L’arrivée des Equipements Individuels Mobiles (EIM) selon qu’ils sont institutionnels (plan numérique) ou personnels (BYOD) est un changement potentiel pour le cartable. Parce qu’ils sont de plus en plus dans la poche, qu’ils sont connectés, qu’ils disposent de fonctionnalités bien supérieures aux ordinateurs d’avant les années 2000, ils ont toutes les qualités pour concurrencer les cartables. Lecture, écriture, calcul et bien d’autres possibilités sont disponibles en permanence, alors pourquoi ne pas les utiliser. Nous voyons poindre petit à petit une « révolution de l’écolier ». Cependant nous résistons, logiquement, à la perte de ce paradis imaginaire si bien montré par Nicolas Philibert dans son film « Etre et Avoir ».
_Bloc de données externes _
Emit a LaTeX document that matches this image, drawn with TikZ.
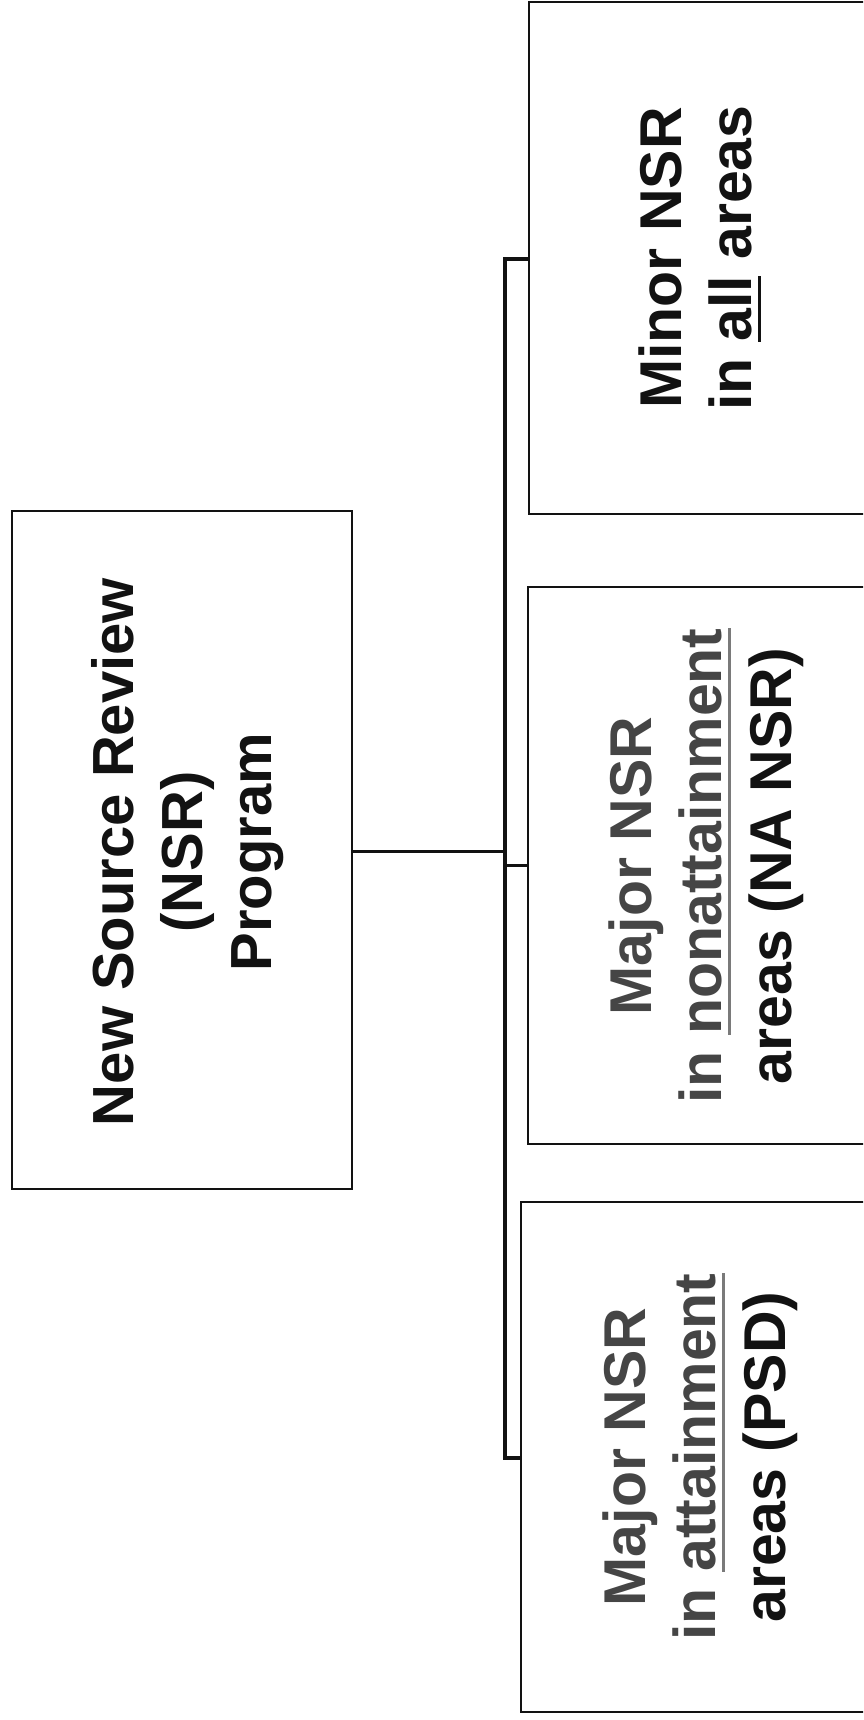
\documentclass[tikz,border=0pt]{standalone}
\usepackage{fontspec}
\setmainfont{Liberation Sans}
\definecolor{txtgray}{HTML}{454545}
\definecolor{ulgray}{HTML}{7A7A7A}
\definecolor{txtblack}{HTML}{121212}
\newcommand\myul[2]{\setbox0\hbox{#2}\rlap{\color{#1}\rule[-10pt]{\wd0}{3pt}}\box0\relax}
\begin{document}
\begin{tikzpicture}[x=1pt,y=-1pt,
  box/.style={draw=txtblack, line width=1.9pt, inner sep=0pt, fill=white},
  lbl/.style={rotate=90, align=center, inner sep=0pt, text=txtblack,
    font=\fontsize{59}{70}\selectfont\bfseries},
  mainlbl/.style={lbl, font=\fontsize{58}{69}\selectfont\bfseries},
  conn/.style={draw=txtblack, line width=3pt},
  trunkline/.style={draw=txtblack, line width=4.2pt, line join=miter}]
\useasboundingbox (0,0) rectangle (863,1720);
\clip (0,0) rectangle (863,1720);
\fill[white] (0,0) rectangle (863,1720);

% boxes
\node[box, minimum width=340pt, minimum height=678pt] (main) at (182,850) {};
\node[box, minimum width=371pt, minimum height=512pt] (minor) at (714.5,258) {};
\node[box, minimum width=372pt, minimum height=557pt] (na) at (714,865.5) {};
\node[box, minimum width=379pt, minimum height=510pt] (psd) at (710.5,1457) {};

% labels
\node[mainlbl] (mainT) at (188,852) {New Source Review\\(NSR)\\Program};
\node[lbl] (minorT) at (700,258) {Minor NSR\\in \myul{txtblack}{all} areas};
\node[lbl] (naT) at (706,866) {{\color{txtgray}Major NSR}\\{\color{txtgray}in \myul{ulgray}{nonattainment}}\\areas (NA NSR)};
\node[lbl] (psdT) at (700,1457) {{\color{txtgray}Major NSR}\\{\color{txtgray}in \myul{ulgray}{attainment}}\\areas (PSD)};

% connectors
\coordinate (jtop) at (505,259);
\coordinate (jmid) at (505,851);
\coordinate (jna) at (505,865);
\coordinate (jbot) at (505,1458);
\draw[trunkline] (jtop -| minor.west) -- (jtop) -- (jbot) -- (jbot -| psd.west);
\draw[conn] (main.east |- jmid) -- (jmid);
\draw[conn] (jna) -- (jna -| na.west);
\end{tikzpicture}
\end{document}
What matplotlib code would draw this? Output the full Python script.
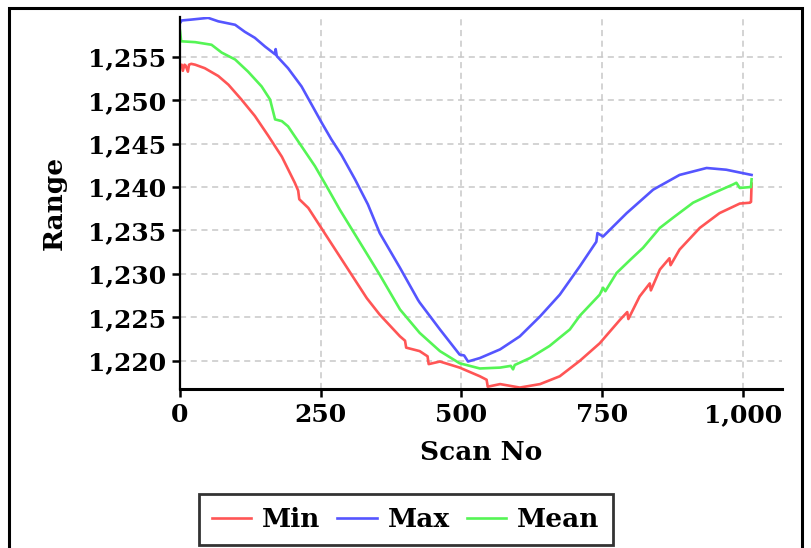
import matplotlib
matplotlib.use('Agg')
import matplotlib.pyplot as plt
from matplotlib.patches import Rectangle
from matplotlib.ticker import FuncFormatter, MultipleLocator

plt.rcParams['font.family'] = 'DejaVu Serif'
plt.rcParams['font.weight'] = 'bold'

# values (scan number, range)
min_scan = [0, 3, 5, 8, 10, 14, 16, 20, 27, 44, 68, 86, 109, 133, 157, 181, 204,
            210, 212, 228, 249, 284, 332, 355, 391, 400, 402, 426, 440, 442, 462,
            497, 533, 545, 547, 569, 604, 640, 675, 711, 746, 782, 795, 797, 817,
            835, 837, 853, 870, 872, 888, 924, 959, 995, 1013, 1015, 1016]
min_val = [1254.0, 1254.1, 1253.4, 1254.1, 1254.0, 1253.3, 1254.1, 1254.2, 1254.1,
           1253.7, 1252.8, 1251.8, 1250.1, 1248.2, 1245.9, 1243.5, 1240.5,
           1239.6, 1238.6, 1237.6, 1235.5, 1232.0, 1227.2, 1225.3, 1222.8, 1222.3,
           1221.5, 1221.1, 1220.5, 1219.6, 1219.9, 1219.2, 1218.2, 1217.8, 1217.0,
           1217.3, 1216.9, 1217.3, 1218.2, 1220.0, 1222.0, 1224.7, 1225.6, 1224.8,
           1227.4, 1228.9, 1228.1, 1230.5, 1231.8, 1231.0, 1232.8, 1235.3, 1237.0,
           1238.1, 1238.2, 1238.3, 1240.4]

max_scan = [0, 3, 20, 50, 68, 98, 115, 133, 151, 169, 170, 172, 192, 216, 234, 252,
            269, 287, 311, 334, 355, 391, 423, 426, 462, 497, 505, 512, 533, 569,
            604, 640, 675, 711, 740, 742, 752, 794, 841, 888, 936, 971, 1016]
max_val = [1258.9, 1259.2, 1259.3, 1259.5, 1259.1, 1258.7, 1257.9, 1257.2, 1256.2,
           1255.3, 1255.9, 1255.1, 1253.7, 1251.6, 1249.5, 1247.4, 1245.5, 1243.7,
           1240.9, 1238.0, 1234.7, 1230.7, 1227.0, 1226.7, 1223.6, 1220.7, 1220.6,
           1219.9, 1220.3, 1221.3, 1222.8, 1225.1, 1227.6, 1230.9, 1233.7, 1234.7,
           1234.3, 1237.0, 1239.7, 1241.4, 1242.2, 1242.0, 1241.4]

mean_scan = [0, 2, 27, 56, 74, 98, 121, 145, 160, 169, 181, 192, 216, 240, 264,
             284, 320, 355, 391, 426, 462, 497, 533, 569, 588, 592, 595, 622, 657,
             693, 711, 746, 752, 756, 776, 800, 823, 853, 877, 912, 948, 983, 989,
             995, 1013, 1015, 1016]
mean_val = [1258.0, 1256.8, 1256.7, 1256.4, 1255.5, 1254.7, 1253.3, 1251.6, 1250.1,
            1247.8, 1247.6, 1247.0, 1244.7, 1242.4, 1239.7, 1237.4, 1233.6, 1229.9,
            1225.9, 1223.2, 1221.1, 1219.7, 1219.1, 1219.2, 1219.4, 1219.0, 1219.5,
            1220.3, 1221.7, 1223.6, 1225.2, 1227.6, 1228.4, 1228.0, 1230.1, 1231.6,
            1233.0, 1235.3, 1236.5, 1238.2, 1239.3, 1240.3, 1240.5, 1239.9, 1240.0,
            1240.0, 1240.9]

fig = plt.figure(figsize=(8.12, 5.48), dpi=100)
ax = fig.add_axes([0.2217, 0.2896, 0.7413, 0.6794])

ax.plot(min_scan, min_val, color='#ff5555', lw=1.9, label='Min')
ax.plot(max_scan, max_val, color='#5555ff', lw=1.9, label='Max')
ax.plot(mean_scan, mean_val, color='#55f555', lw=1.9, label='Mean')

ax.set_xlim(0, 1070)
ax.set_ylim(1216.7, 1259.6)
ax.xaxis.set_major_locator(MultipleLocator(250))
ax.yaxis.set_major_locator(MultipleLocator(5))
fmt = FuncFormatter(lambda v, p: '{:,.0f}'.format(v))
ax.xaxis.set_major_formatter(fmt)
ax.yaxis.set_major_formatter(fmt)

ax.grid(True, color='#c8c8c8', linestyle=(0, (4, 3)), lw=1.1)
ax.set_axisbelow(True)
for s in ['top', 'right']:
    ax.spines[s].set_visible(False)
ax.spines['left'].set_linewidth(1.6)
ax.spines['bottom'].set_linewidth(2.2)
ax.tick_params(axis='both', labelsize=18, width=1.8, length=6, direction='out', pad=4)

ax.set_xlabel('Scan No', fontsize=19, fontweight='bold', labelpad=9)
ax.set_ylabel('Range', fontsize=19, fontweight='bold', labelpad=15)

leg = fig.legend(loc='center', bbox_to_anchor=(0.4994, 0.052), ncol=3, fontsize=19,
                 frameon=True, fancybox=False, handlelength=1.5, columnspacing=0.65,
                 handletextpad=0.4, borderpad=0.5, borderaxespad=0)
leg.get_frame().set_edgecolor('black')
leg.get_frame().set_linewidth(2)

# outer frame round the whole chart
fig.patches.append(Rectangle((0.0115, -0.05), 0.976, 1.035, transform=fig.transFigure,
                             fill=False, edgecolor='black', lw=2.2))

fig.savefig('out.png', dpi=100)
Imaginaire, car la montée en puissance de nouveaux espaces d’accès aux savoirs est en train progressivement de modifier les représentations sociales de l’apprendre, de la scolarité. Certes tout cela s’entend sur un temps long, la question du poids des cartables en est un bon indicateur. Difficile d’imaginer ce qui adviendra, mais impossible d’ignorer le fait que le cartable est en train de perdre progressivement son image symbolique. Cela s’inscrit dans un temps long, comme tout changement dans la culture humaine. Les indices sont parfois faibles et les résistances nombreuses. Il ne s’agit pas de dire ici que c’est une bonne ou une mauvaise chose, laissons cela aux polémistes et autres idéologues, il s’agit de constater des faits qui petit à petit changent le paysage qui nous entoure avant de modifier celui que nous avons dans notre tête.